SUPPLIED INFORMATION
————

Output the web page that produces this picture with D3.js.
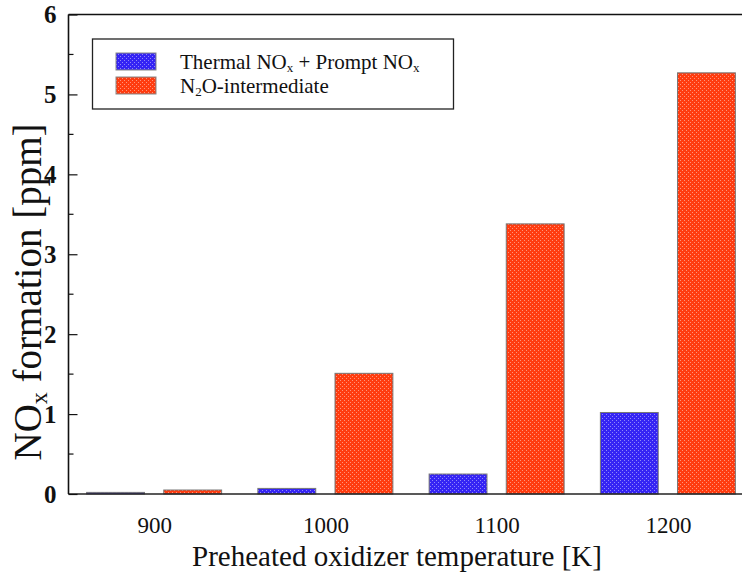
<!DOCTYPE html>
<html><head><meta charset="utf-8">
<script src="https://cdn.jsdelivr.net/npm/d3@7"></script>
<style>body{margin:0;background:#fff} svg text{font-family:"Liberation Serif","Times New Roman",Times,serif;}</style>
</head><body>
<svg id="c" width="742" height="575"></svg>
<script>
const categories = [900, 1000, 1100, 1200];
const seriesNames = ["Thermal NOx + Prompt NOx", "N2O-intermediate"];
const thermal = [0.02, 0.07, 0.25, 1.02];
const n2o = [0.05, 1.51, 3.38, 5.27];
const yTicks = [0, 1, 2, 3, 4, 5, 6];

const svg = d3.select("#c");
const L = 68.5, T = 14.5, B = 494, Rv = 742;
const x = d3.scaleLinear().domain([850, 1250]).range([L, 753.5]);
const xs = d3.scaleBand().domain(["t", "n"]).range([-67.5, 67.5]).paddingInner(0.25);
const y = d3.scaleLinear().domain([0, 6]).range([B, T]);

const defs = svg.append("defs");
function pat(id, col) {
  const p = defs.append("pattern").attr("id", id).attr("width", 4).attr("height", 4).attr("patternUnits", "userSpaceOnUse");
  p.append("rect").attr("width", 4).attr("height", 4).attr("fill", col);
  p.append("rect").attr("x", 0).attr("y", 0).attr("width", 1).attr("height", 1).attr("fill", "#fff").attr("opacity", 0.45);
  p.append("rect").attr("x", 2).attr("y", 2).attr("width", 1).attr("height", 1).attr("fill", "#fff").attr("opacity", 0.45);
}
pat("pb", "#3524f4");
pat("pr", "#ff3c10");

const data = categories.map((c, i) => ({c, t: thermal[i], n: n2o[i]}));
const g = svg.append("g");
data.forEach(d => {
  [["t", d.t, "url(#pb)"], ["n", d.n, "url(#pr)"]].forEach(([k, v, f]) => {
    g.append("rect")
      .attr("x", x(d.c) + xs(k)).attr("width", xs.bandwidth())
      .attr("y", y(v)).attr("height", y(0) - y(v))
      .attr("fill", f).attr("stroke", "#777").attr("stroke-width", 1);
  });
});

// frame
svg.append("line").attr("x1", L).attr("x2", Rv).attr("y1", T).attr("y2", T).attr("stroke", "#111").attr("stroke-width", 1.6);
svg.append("line").attr("x1", L).attr("x2", Rv).attr("y1", B).attr("y2", B).attr("stroke", "#222").attr("stroke-width", 1.6);
svg.append("line").attr("x1", L).attr("x2", L).attr("y1", T).attr("y2", B).attr("stroke", "#111").attr("stroke-width", 1.6);

// y axis ticks
const ya = svg.append("g").attr("transform", `translate(${L},0)`)
  .call(d3.axisLeft(y).tickValues(yTicks).tickSize(-9).tickPadding(12).tickFormat(d3.format("d")));
ya.select(".domain").remove();
ya.attr("font-family", null);
ya.selectAll("line").attr("stroke", "#111").attr("stroke-width", 1.2);
ya.selectAll("text").attr("font-weight", "bold").attr("font-size", 25).attr("fill", "#111");
const minor = d3.range(0.5, 6, 1);
svg.append("g").selectAll("line").data(minor).join("line")
  .attr("x1", L).attr("x2", L + 5).attr("y1", d => y(d)).attr("y2", d => y(d)).attr("stroke", "#111").attr("stroke-width", 1.2);

// x axis labels
const xa = svg.append("g").attr("transform", `translate(0,${B})`)
  .call(d3.axisBottom(x).tickValues(categories).tickSize(0).tickPadding(23).tickFormat(d3.format("d")));
xa.select(".domain").remove();
xa.attr("font-family", null);
xa.selectAll("text").attr("font-size", 23).attr("fill", "#111");

// titles
svg.append("text").attr("x", 397).attr("y", 566).attr("text-anchor", "middle")
  .attr("font-size", 29).attr("fill", "#111")
  .text("Preheated oxidizer temperature [K]");
const yt = svg.append("text").attr("transform", "translate(41,292) rotate(-90)").attr("text-anchor", "middle")
  .attr("font-size", 39).attr("fill", "#111");
yt.append("tspan").text("NO");
yt.append("tspan").attr("font-size", 24).attr("dy", 6).text("x");
yt.append("tspan").attr("dy", -6).text(" formation [ppm]");

// legend
svg.append("rect").attr("x", 92.5).attr("y", 39).attr("width", 361).attr("height", 70)
  .attr("fill", "#fff").attr("stroke", "#222").attr("stroke-width", 1.3);
const leg = [["url(#pb)", 53], ["url(#pr)", 77]];
leg.forEach(([f, yy]) => {
  svg.append("rect").attr("x", 116).attr("y", yy).attr("width", 40).attr("height", 17)
    .attr("fill", f).attr("stroke", "#888").attr("stroke-width", 1);
});
const t1 = svg.append("text").attr("x", 180).attr("y", 69).attr("font-size", 21).attr("fill", "#111");
t1.append("tspan").text("Thermal NO");
t1.append("tspan").attr("font-size", 13).attr("dy", 3).text("x");
t1.append("tspan").attr("dy", -3).text(" + Prompt NO");
t1.append("tspan").attr("font-size", 13).attr("dy", 3).text("x");
const t2 = svg.append("text").attr("x", 180).attr("y", 93).attr("font-size", 21).attr("fill", "#111");
t2.append("tspan").text("N");
t2.append("tspan").attr("font-size", 13).attr("dy", 3).text("2");
t2.append("tspan").attr("dy", -3).text("O-intermediate");
</script>
</body></html>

————

Leave the pictures out and reproduce exactly the lines from the top of the listing above through the line with "const yTicks = [0, 1, 2, 3, 4, 5, 6];".

FINISHED TASK
Output the web page that produces this picture with D3.js.
<!DOCTYPE html>
<html><head><meta charset="utf-8">
<script src="https://cdn.jsdelivr.net/npm/d3@7"></script>
<style>body{margin:0;background:#fff} svg text{font-family:"Liberation Serif","Times New Roman",Times,serif;}</style>
</head><body>
<svg id="c" width="742" height="575"></svg>
<script>
const categories = [900, 1000, 1100, 1200];
const seriesNames = ["Thermal NOx + Prompt NOx", "N2O-intermediate"];
const thermal = [0.02, 0.07, 0.25, 1.02];
const n2o = [0.05, 1.51, 3.38, 5.27];
const yTicks = [0, 1, 2, 3, 4, 5, 6];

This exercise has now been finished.